All that leads to more complexity within the system. It is extremely difficult for someone to work out whether they have an annual allowance issue; that is true for any high earner, but may be particularly true for those in the NHS, because they have rights under different sections of NHS pension schemes—for example, a final salary pension and a career average pension. Those rights are tested against annual allowance, but a negative accrual in one scheme cannot be set against a positive accrual in another scheme.
My hon. Friend is making an excellent speech on an area that is technical, but has enormous implications. I have been contacted by a consultant in emergency medicine at Gloucestershire Hospitals NHS Foundation Trust, who has indicated that because of the perverse incentives of this scheme, he will not be taking on an extra shift and out-of-hours work, which reduces that vital expertise. Does my hon. Friend agree that we must turn this around so that we have frontline medics doing what they should be doing—caring for our patients?
Almost anybody I talk to in any hospital anywhere has an example of the impact of this additional taxation biting, and its impact on working methods. I know my hon. Friend has tried to get a debate on a similar subject, because we are ultimately talking not about consultants, but about the patients and the impact this has on delivering services.
For defined benefit pension rights, the test against annual allowance is complex. The growth in rights over the year must be adjusted to strip out any increase that simply keeps pace with inflation, and is then multiplied by 16 added to any additional lump sum accrual before being tested. Whether the tapered annual allowance applies depends not just on whether someone’s adjusted income is over £150,000, but on whether their threshold income is over £110,000. These two measures are quite different, and adjusted income in particular is calculated in a very complicated way.

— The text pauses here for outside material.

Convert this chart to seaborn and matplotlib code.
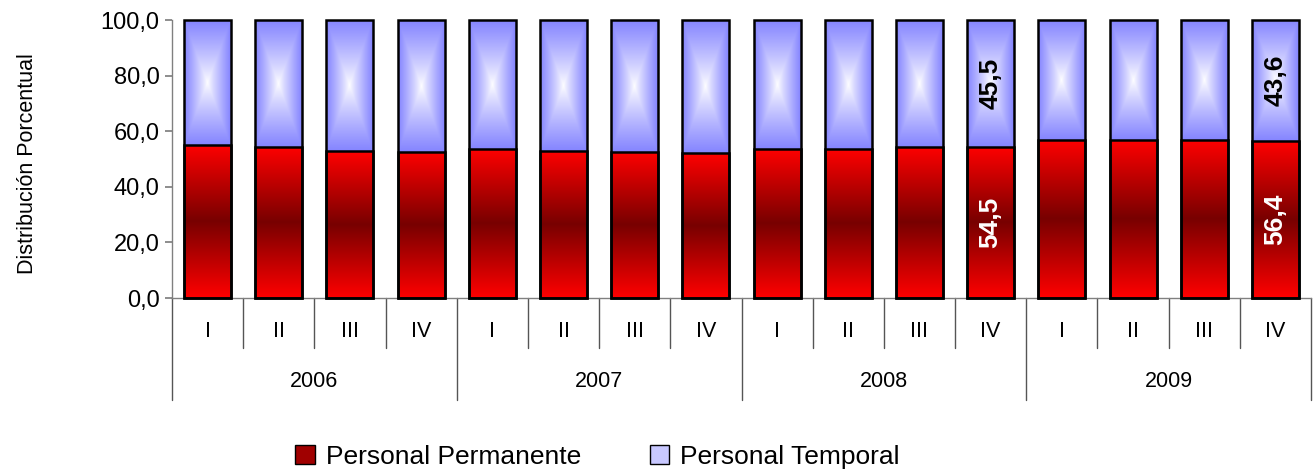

That creates unpredictability. A tapered allowance works by using income from the current year to determine the size of the annual allowance for the current year. Many NHS doctors work extra NHS shifts and many do private work; they may have little idea what their income for the year will be until very late in the year. Sometimes, NHS trusts get additional money released at the end of the year, leading to more operations. Sometimes, NHS trusts pay at a rather slow rate, and they may pay in a different year from that in which an operation was undertaken. As a result, doctors who take on a lot of extra work late in the year can suddenly find they have an annual allowance issue.
There is also a cliff edge issue. Although the tapered annual allowance result is a gradual reduction in annual allowance for each £1 of adjusted income over £150,000 per year, the fact that the whole system switches on abruptly for threshold income above £110,000 can create a violent cliff edge effect. For example, those with threshold income that is 1p below £110,000 can effectively ignore the tapered annual allowance, but those with income that is 1p above it can find themselves caught with a rather large tax bill. For the latter group, not only does each extra £1 attract income tax at 40p and a loss of personal allowance equivalent to another 20p in the pound, but they can suddenly face a big drop in their annual allowance.
Some people can be worse off overall by working an extra shift. I have heard testimony to that effect from many doctors who say they have done additional work and ended up worse off.